Released in December 1980, the film was ultimately something of a success at the box office — even if it ended up being a comedy instead of the majestic space opera de Laurentiis envisioned — and the soundtrack managed to break the Top 40 in the U.S., with "Flash's Theme" making it to No. 10 on the U.K. singles charts. All in all, however, the album was overshadowed by the chart-topping success The Game had enjoyed earlier in the year, and though the soundtrack has acquired some of the same cult status achieved by the film (and was even sampled later by Public Enemy), it served as an odd footnote to the group's discography.

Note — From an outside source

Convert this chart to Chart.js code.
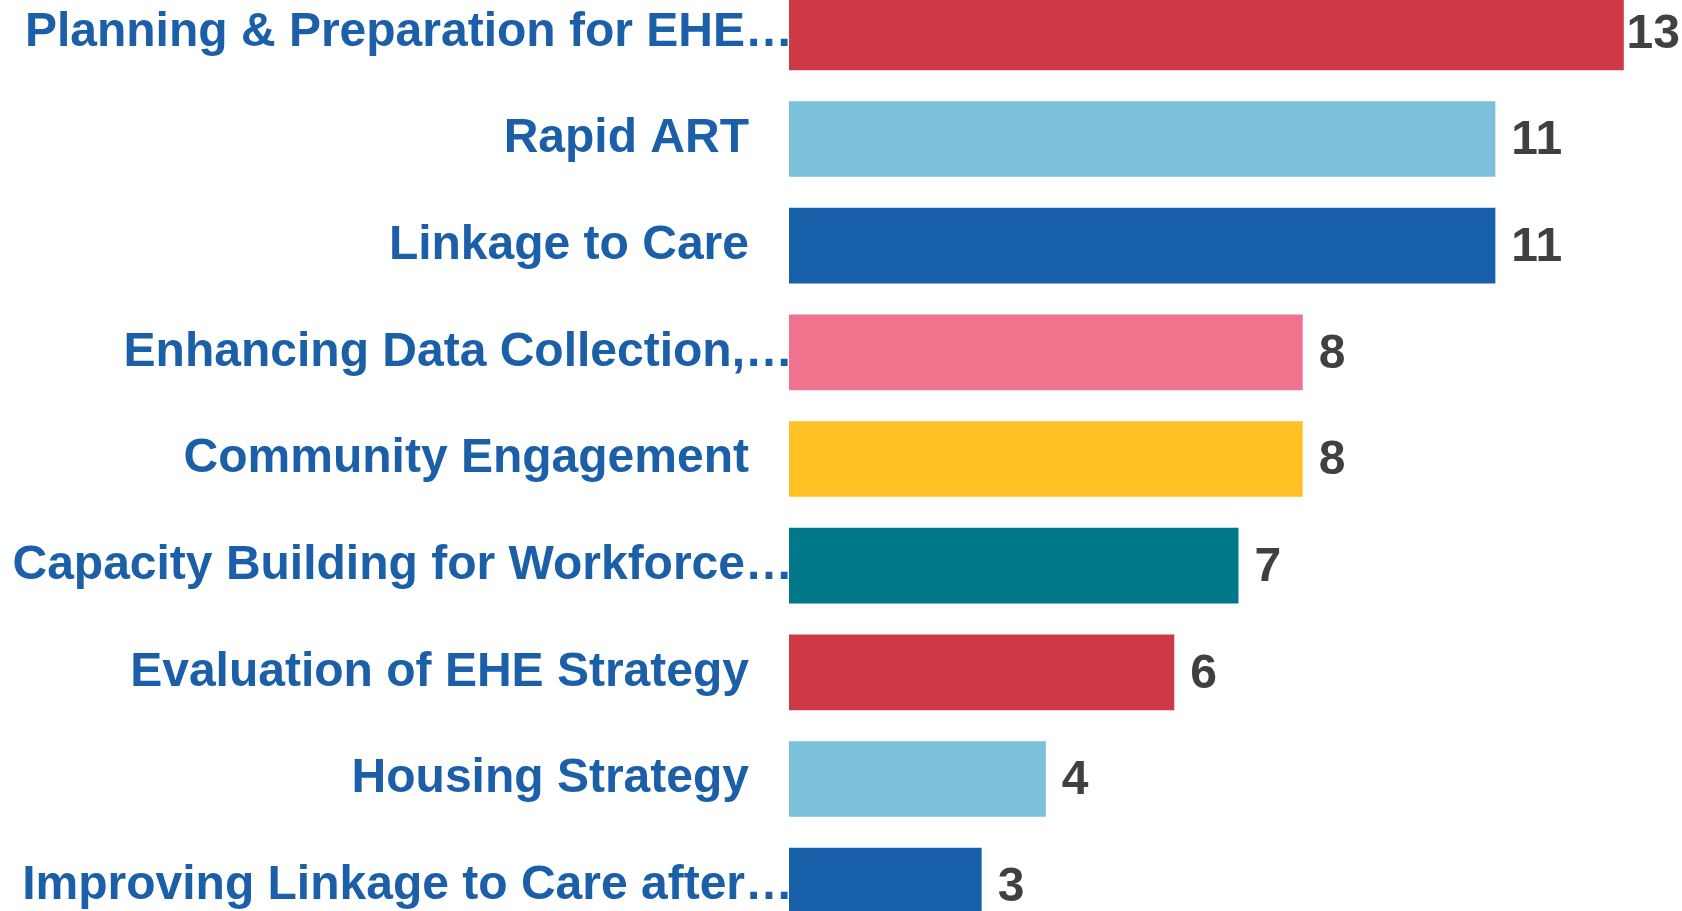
<!DOCTYPE html>
<html>
<head>
<meta charset="utf-8">
<script src="https://cdn.jsdelivr.net/npm/chart.js@4/dist/chart.umd.min.js"></script>
<style>
  html, body { margin: 0; padding: 0; background: #ffffff; overflow: hidden; width: 1682px; height: 911px; }
  #wrap { position: absolute; left: 0; top: -21px; width: 1688px; height: 960px; }
</style>
</head>
<body>
<div id="wrap"><canvas id="c" width="1688" height="960"></canvas></div>
<script>
const categories = [
  "Planning & Preparation for EHE\u2026",
  "Rapid ART",
  "Linkage to Care",
  "Enhancing Data Collection,\u2026",
  "Community Engagement",
  "Capacity Building for Workforce\u2026",
  "Evaluation of EHE Strategy",
  "Housing Strategy",
  "Improving Linkage to Care after\u2026"
];
const values = [13, 11, 11, 8, 8, 7, 6, 4, 3];
const barColors = ["#CD3A46", "#7BC1DA", "#1861AA", "#F0738D", "#FFC124", "#01788A", "#CD3A46", "#7BC1DA", "#1861AA"];

const FONT = "Liberation Sans, Arial, sans-serif";

const valueLabels = {
  id: "valueLabels",
  afterDatasetsDraw(chart) {
    const ctx = chart.ctx;
    const meta = chart.getDatasetMeta(0);
    ctx.save();
    ctx.font = "bold 48px " + FONT;
    ctx.fillStyle = "#404040";
    ctx.textAlign = "left";
    ctx.textBaseline = "middle";
    meta.data.forEach((bar, i) => {
      const txt = String(values[i]);
      const w = ctx.measureText(txt).width;
      let x = bar.x + 16;
      const limit = 1680;
      if (x + w > limit) x = limit - w;
      ctx.fillText(txt, x, bar.y + 2);
    });
    ctx.restore();
  }
};

new Chart(document.getElementById("c"), {
  type: "bar",
  data: {
    labels: categories,
    datasets: [{
      data: values,
      backgroundColor: barColors,
      borderWidth: 0,
      categoryPercentage: 1.0,
      barPercentage: 0.71
    }]
  },
  options: {
    indexAxis: "y",
    responsive: false,
    animation: false,
    events: [],
    layout: { padding: 0 },
    plugins: { legend: { display: false }, tooltip: { enabled: false } },
    scales: {
      x: {
        display: false,
        min: 0,
        max: 14
      },
      y: {
        grid: { display: false, drawTicks: false },
        border: { display: false },
        afterFit(scale) {
          scale.width = 789;
          scale.paddingTop = 0;
          scale.paddingBottom = 0;
        },
        ticks: {
          autoSkip: false,
          padding: -4,
          color: "#1A5FA8",
          font: { family: FONT, size: 48, weight: "bold" },
          callback(value, index) {
            const l = categories[index];
            return l.endsWith("\u2026") ? l : l + "   \u200A";
          }
        }
      }
    }
  },
  plugins: [valueLabels]
});
</script>
</body>
</html>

Sadly, though the inherent theatricality of Queen's music might have lent itself to any number of soundtrack situations (as amply demonstrated by a certain iconic scene from Wayne's World), Flash Gordon would prove to be the only time they took the reins for this type of project; the closest they'd come in later years would be the handful of songs they contributed to Highlander in 1986. As May later suggested, the constraints that the band's schedule placed on their Gordon efforts may have kept them from rushing back to film work.
"Unfortunately, we didn't have enough time," May told Guitar Player. "We were doing The Game and an American tour at the same time Flash was going on, so it was ridiculous. We put as much time as we could in. We would do a week here and a week there. I spent some time with the arranger and orchestra to try and get some coherence to it all."